Beim Musiktheater Vorarlberg wurde heuer sogar in der Unterwelt gefeiert – frech, frivol, erotisch – und dabei bestens gespielt und hervorragend gesungen. Ein Fest der Freude mit dieser erstmals in Vorarlberg aufgeführten Operette.
Im jährlich programmatischen Wechsel von Musical (Evita), Oper (Der Barbier von Sevilla) war die heurige Produktion der Operette gewidmet. Der heuer erstmals als Intendant agierende Nikolaus Netzer vom Musiktheater Vorarlberg hebt die Allgemeingültigkeit der Operette hervor. Diese liege „sicher in der zwischenmenschlichen Beziehung, in der zwischenmenschlichen Tragödie und in der
zwischenmenschlichen Freude“. Und wie diese Operette präsentiert wurde, ist reine Freude.
Die in Bregenz lebende, aus dem Schauspielbereich kommende Regisseurin Barbara Herold erbrachte mit ihrer ersten Musiktheater-Inszenierung eine überaus kompakte Produktion. Die straffe, spritzige und humorvolle Führung der Protagonisten, die auch bei diesem personalintensiven Stück keinerlei Leerläufe zulässt, zeigt ihre starke Hand und ihre langjährige Erfahrung. Die drei Ebenen des Olymp, der Menschen- und der Unterwelt werden in ihrer krassen Unterschiedlichkeit trotz begrenzter bühnentechnischer Möglichkeiten durch Hartmut Holz (Bühne und Kostüme) plastisch herausgearbeitet. Im Reich Jupiters döst man vorwiegend in Weiß dahin, unten regiert feurig-rot das Lustprinzip (z.B. wo es Jupiter im Fliegen-Duett als verkleidetes Insekt mit Eurydike treibt). Da wird auch der „Höllen-Galopp“ getanzt, wie er zur Entstehungszeit der Operette (1858) benannt wurde, ehe es später zur heute gebräuchlichen Bezeichnung „Can-Can“ kam. Mit Können und Freude brachten die jugendlichen Tänzerinnen diesen flotten Tanz zum Vortrag (Choreografie: Verena Russo-Haftel), wobei es nach dem rauschenden Finale noch ein Da Capo gab.

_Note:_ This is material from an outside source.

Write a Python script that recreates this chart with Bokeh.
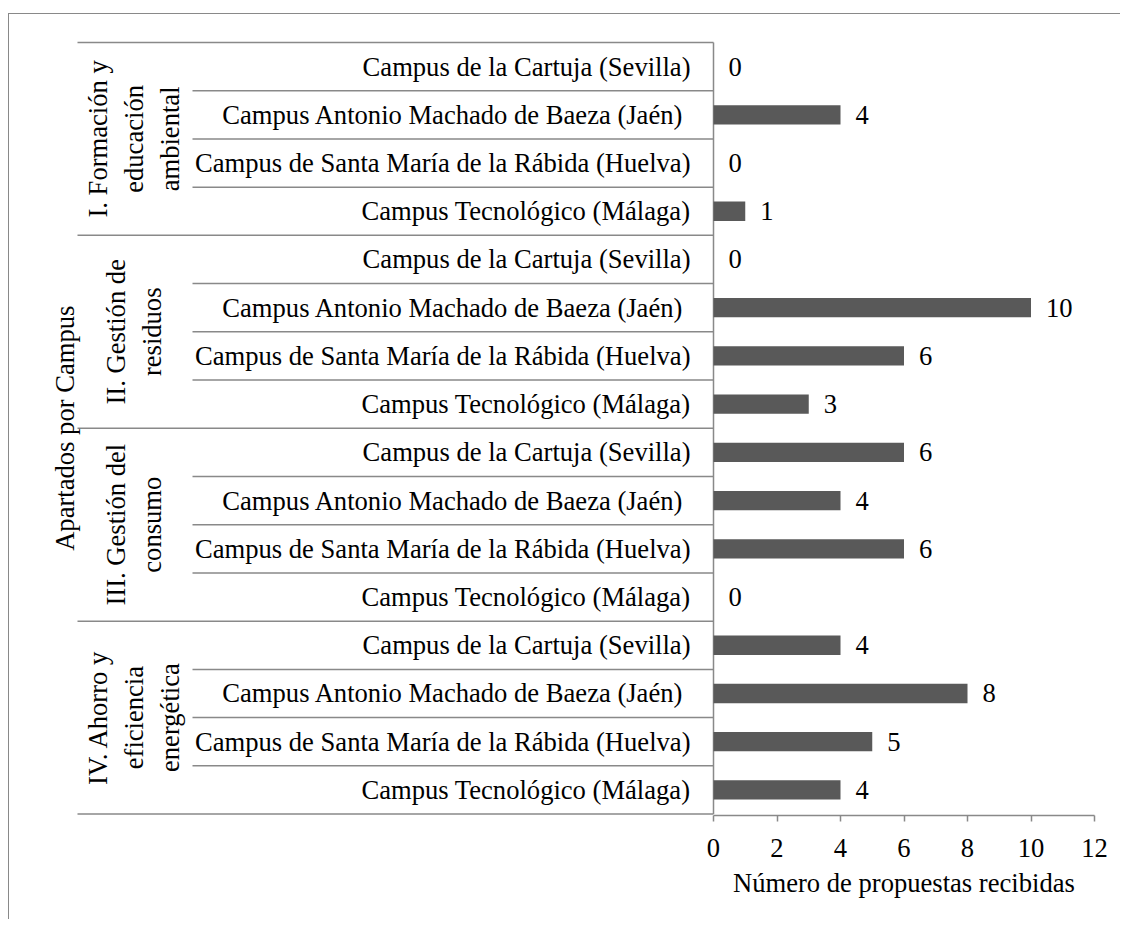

Das Orchester des Musiktheater Vorarlberg unter der souveränen Stabführung des auch schon an der Bayerischen Staatsoper dirigierenden Michael Mader spielt klangschön, dynamisch und mit viel Raffinement und Perfektion. Dem hohen szenischen Niveau entsprach auch die tadellose Besetzung der einzelnen Gesangspartien. Eine perfekte Darbietung bot die aus Kärnten stammende Theresa Dittmar als Eurydike, die trotz angesagter Erkältung und mit dadurch leicht veränderter Klangfarbe, mit ihrem schönen, höhensicheren und warmen Sopran voll überzeugen konnte. Ebenso überzeugend war ihr Spiel, in dem sie darauf pocht, dieselben Rechte zu haben wie die Männer, von denen sie sehr enttäuscht wird. Der vielseitig tätige mexikanische Tenor Adam Sanchez sang den Musiklehrer Orpheus bravourös mit sehr schön geführter Stimme und erfreute mit gutem Auftreten als eitler Bonvivant. Der Tiroler Philippe Spiegel, im vergangenen Jahr ein toller Barbiere-Figaro, überzeugt mit seinem gut geführten Bariton als hinterhältiger Göttervater Jupiter. Mario Podrecnik aus Kärnten als Höllengott Pluto zeigt sein wahres Gesicht als rücksichts- loser Despot, der auch durch die Kraft der Stimme und des Ausdrucks seine Macht zu demonstrieren weiß. Von sich überzeugt und emphatisch vertritt die „Öffentliche Meinung“ (energisch und mit klarer Sprache vorgetragen von Gisela Razen) ihre überkommenen Moralvorstellungen. Eine überzeugende Charakterstudie liefert Reinhard Razen als tragisches Faktotum des Kammerdieners Styx, der von seiner eigenen Vergangenheit als „Prinz von Arkadien“ nicht loskommt. Neben den zwei Letztgenannten wirken mit Christine Schneider (Venus), Julia Großsteiner (Cupido) und Ulrike Wender (Minerva) weitere einheimische Sängerinnen mit, die ihre Partien mit schönen Stimmen und mit viel Spielfreude erfüllen. Rollendeckend Simone Zöhrer-Varrone (Diana) und Agnes Hunziker (Juno). Sehr erfreulich auch der sehr stimmkräftige und einsatzfreudige Chor des Musiktheaters Vorarlberg unter der Chorleitung von Darina Naneva-Ivov.
Das volle Haus bedankt sich bei Allen mit jubelndem Applaus für diese wunderbare Darbietung.